Muted – These are the Pures combined with white. The colors get a little Eastery. I think of babies when I see muted colors. Generally, they are softer and cozy.
Shaded – I work a lot with the Shaded colors. I call them the adult colors because they are a bit more sophisticated than the Pure and Muted colors. the Pures mixed with gray (a combination of Black and White, Shaded) result in Shaded.
I hope the dots are connecting and you’re having an Ah Ha! moment. I’m excited for you to understand how easy this is.
I have couple of tricks that you can use in the paint store to lessen the risk of choosing the WRONG color.
Notice how the color chips move from red to green to blue (left to right). Let’s look at the second row. To the far left (where I obviously did not capture the entire column) are the reds; they are Pure reds. As you move to the right they become red-oranges. Move to the right again, they become orange-yellows. Then, yellow-greens and green-blues. Lastly, the blues.

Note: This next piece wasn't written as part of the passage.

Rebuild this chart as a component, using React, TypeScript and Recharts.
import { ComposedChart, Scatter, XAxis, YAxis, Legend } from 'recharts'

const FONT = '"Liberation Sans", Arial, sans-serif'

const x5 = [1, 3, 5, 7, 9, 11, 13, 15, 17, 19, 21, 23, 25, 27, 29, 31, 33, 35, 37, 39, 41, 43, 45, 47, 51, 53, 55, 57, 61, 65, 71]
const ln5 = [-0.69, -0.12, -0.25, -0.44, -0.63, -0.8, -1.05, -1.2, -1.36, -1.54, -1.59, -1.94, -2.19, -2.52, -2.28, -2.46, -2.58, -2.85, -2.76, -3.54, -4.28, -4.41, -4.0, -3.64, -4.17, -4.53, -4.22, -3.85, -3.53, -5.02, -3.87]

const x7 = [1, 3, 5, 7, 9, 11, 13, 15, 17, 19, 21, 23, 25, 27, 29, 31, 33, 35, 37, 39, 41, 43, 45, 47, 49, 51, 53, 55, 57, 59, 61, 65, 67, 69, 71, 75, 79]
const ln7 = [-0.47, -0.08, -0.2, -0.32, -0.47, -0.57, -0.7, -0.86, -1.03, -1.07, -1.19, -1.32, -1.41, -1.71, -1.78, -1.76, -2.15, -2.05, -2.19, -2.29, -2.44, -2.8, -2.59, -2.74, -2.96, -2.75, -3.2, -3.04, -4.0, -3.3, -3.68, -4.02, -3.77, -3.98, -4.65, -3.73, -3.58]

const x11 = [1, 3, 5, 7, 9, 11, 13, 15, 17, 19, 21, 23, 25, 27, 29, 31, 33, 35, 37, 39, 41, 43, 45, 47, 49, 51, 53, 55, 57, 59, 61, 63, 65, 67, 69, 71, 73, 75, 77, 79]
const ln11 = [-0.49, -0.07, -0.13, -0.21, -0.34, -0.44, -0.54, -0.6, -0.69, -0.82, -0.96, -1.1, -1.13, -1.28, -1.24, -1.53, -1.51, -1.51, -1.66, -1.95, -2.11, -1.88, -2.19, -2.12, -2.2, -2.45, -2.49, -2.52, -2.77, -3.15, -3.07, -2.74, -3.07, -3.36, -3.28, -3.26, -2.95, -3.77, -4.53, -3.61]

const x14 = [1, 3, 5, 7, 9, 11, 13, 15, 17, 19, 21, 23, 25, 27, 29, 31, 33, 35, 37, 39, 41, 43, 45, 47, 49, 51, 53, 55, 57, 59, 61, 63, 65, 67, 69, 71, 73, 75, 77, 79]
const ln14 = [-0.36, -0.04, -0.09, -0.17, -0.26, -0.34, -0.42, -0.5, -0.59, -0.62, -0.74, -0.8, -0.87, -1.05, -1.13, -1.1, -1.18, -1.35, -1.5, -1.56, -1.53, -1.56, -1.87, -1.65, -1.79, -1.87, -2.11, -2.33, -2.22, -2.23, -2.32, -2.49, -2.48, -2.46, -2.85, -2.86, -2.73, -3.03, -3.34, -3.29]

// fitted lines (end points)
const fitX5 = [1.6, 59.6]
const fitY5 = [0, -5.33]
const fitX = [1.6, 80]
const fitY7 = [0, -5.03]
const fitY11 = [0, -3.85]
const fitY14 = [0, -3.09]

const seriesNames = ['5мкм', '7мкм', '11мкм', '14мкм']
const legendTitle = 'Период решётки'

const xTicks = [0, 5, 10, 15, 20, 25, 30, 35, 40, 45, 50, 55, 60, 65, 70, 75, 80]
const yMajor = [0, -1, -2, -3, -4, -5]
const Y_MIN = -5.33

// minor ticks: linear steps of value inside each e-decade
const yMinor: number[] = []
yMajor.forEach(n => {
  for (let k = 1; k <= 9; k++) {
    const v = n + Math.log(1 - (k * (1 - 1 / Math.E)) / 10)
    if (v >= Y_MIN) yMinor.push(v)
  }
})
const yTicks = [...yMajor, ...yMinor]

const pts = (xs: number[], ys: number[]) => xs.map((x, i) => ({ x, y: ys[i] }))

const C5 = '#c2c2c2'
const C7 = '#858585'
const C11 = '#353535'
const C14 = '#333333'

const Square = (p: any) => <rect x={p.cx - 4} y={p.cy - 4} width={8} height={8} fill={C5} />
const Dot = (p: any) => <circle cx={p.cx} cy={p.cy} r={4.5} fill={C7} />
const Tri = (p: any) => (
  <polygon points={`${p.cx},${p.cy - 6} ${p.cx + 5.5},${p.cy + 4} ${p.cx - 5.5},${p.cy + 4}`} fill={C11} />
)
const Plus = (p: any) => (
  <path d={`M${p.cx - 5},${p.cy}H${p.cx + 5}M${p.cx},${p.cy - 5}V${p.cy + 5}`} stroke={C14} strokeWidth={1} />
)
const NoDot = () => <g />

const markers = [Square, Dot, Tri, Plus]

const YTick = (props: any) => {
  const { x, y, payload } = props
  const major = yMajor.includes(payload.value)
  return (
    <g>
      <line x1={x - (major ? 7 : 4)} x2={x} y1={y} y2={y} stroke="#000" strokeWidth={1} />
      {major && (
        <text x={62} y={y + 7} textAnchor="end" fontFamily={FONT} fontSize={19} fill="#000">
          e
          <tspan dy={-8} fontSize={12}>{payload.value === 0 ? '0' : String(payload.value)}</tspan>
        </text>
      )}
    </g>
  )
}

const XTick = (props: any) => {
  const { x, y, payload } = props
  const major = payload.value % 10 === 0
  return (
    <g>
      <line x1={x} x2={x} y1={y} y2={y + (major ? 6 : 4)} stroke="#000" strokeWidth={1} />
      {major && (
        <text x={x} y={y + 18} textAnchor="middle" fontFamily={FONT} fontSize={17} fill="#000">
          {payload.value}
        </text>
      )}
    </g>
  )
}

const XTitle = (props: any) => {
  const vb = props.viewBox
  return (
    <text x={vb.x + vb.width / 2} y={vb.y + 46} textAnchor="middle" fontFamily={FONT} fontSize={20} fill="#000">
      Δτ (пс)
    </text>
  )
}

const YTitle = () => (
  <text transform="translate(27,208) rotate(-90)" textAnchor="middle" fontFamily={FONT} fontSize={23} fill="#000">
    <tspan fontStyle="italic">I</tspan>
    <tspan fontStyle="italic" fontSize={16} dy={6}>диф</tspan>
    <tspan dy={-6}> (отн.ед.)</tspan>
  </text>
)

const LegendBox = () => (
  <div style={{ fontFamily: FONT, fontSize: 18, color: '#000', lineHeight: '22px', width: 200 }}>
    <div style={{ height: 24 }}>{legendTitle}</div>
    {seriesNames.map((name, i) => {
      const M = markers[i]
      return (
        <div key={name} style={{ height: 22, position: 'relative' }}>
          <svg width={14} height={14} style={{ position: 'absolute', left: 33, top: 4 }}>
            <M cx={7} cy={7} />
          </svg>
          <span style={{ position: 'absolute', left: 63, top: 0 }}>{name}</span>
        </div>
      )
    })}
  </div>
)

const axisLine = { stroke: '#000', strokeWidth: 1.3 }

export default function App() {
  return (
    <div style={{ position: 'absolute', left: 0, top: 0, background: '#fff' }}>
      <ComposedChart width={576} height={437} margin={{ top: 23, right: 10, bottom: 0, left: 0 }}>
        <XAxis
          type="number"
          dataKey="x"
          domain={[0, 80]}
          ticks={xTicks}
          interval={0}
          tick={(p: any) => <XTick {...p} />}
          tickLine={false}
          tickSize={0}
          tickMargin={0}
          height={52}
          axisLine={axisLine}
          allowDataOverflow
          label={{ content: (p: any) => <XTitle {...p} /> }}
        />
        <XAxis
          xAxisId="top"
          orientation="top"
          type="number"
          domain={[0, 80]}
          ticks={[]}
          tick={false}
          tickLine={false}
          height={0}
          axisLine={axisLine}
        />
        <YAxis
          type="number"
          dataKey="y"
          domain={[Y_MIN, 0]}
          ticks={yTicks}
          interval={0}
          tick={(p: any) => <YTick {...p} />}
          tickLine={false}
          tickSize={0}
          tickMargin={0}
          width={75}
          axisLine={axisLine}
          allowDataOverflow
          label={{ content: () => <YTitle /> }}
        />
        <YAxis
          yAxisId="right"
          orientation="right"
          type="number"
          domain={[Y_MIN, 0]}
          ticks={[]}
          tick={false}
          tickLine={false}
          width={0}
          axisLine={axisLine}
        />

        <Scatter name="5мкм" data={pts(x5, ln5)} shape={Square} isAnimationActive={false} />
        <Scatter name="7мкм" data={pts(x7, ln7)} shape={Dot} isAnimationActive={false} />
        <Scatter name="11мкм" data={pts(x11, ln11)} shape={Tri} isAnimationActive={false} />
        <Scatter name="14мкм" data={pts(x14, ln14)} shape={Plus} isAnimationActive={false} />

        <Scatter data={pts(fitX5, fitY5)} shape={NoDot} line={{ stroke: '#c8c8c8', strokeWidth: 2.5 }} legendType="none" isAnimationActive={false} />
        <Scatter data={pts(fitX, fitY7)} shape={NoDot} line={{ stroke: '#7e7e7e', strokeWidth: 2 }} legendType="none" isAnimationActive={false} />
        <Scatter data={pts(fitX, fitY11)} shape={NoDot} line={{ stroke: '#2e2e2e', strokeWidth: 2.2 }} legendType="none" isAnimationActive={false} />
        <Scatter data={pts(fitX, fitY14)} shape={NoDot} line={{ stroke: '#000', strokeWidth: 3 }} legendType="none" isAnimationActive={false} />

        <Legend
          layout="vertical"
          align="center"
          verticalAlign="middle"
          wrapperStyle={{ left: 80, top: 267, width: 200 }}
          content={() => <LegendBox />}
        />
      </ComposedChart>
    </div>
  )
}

Let’s say you want a greenish yellow, I am going straight to the right-side of the 2nd to last column and the left-side of the last column. Now, I have to decide, whether it should be Pure, Muted, or Shaded. Basically, I moved horizontally. Then, I moved vertically.
Oh last thing! Because the colors are mixed, there is always an undertone. You can always tell the undertone on a paint color by looking at the darkest color on the paint chip. See the below. In choosing reds, although I am not using the bottom colors, I was able to eliminate the one on the left because it takes on a brown color. I don’t want that it to have a brown undertone. I want more red, so I’d choose the one on the right.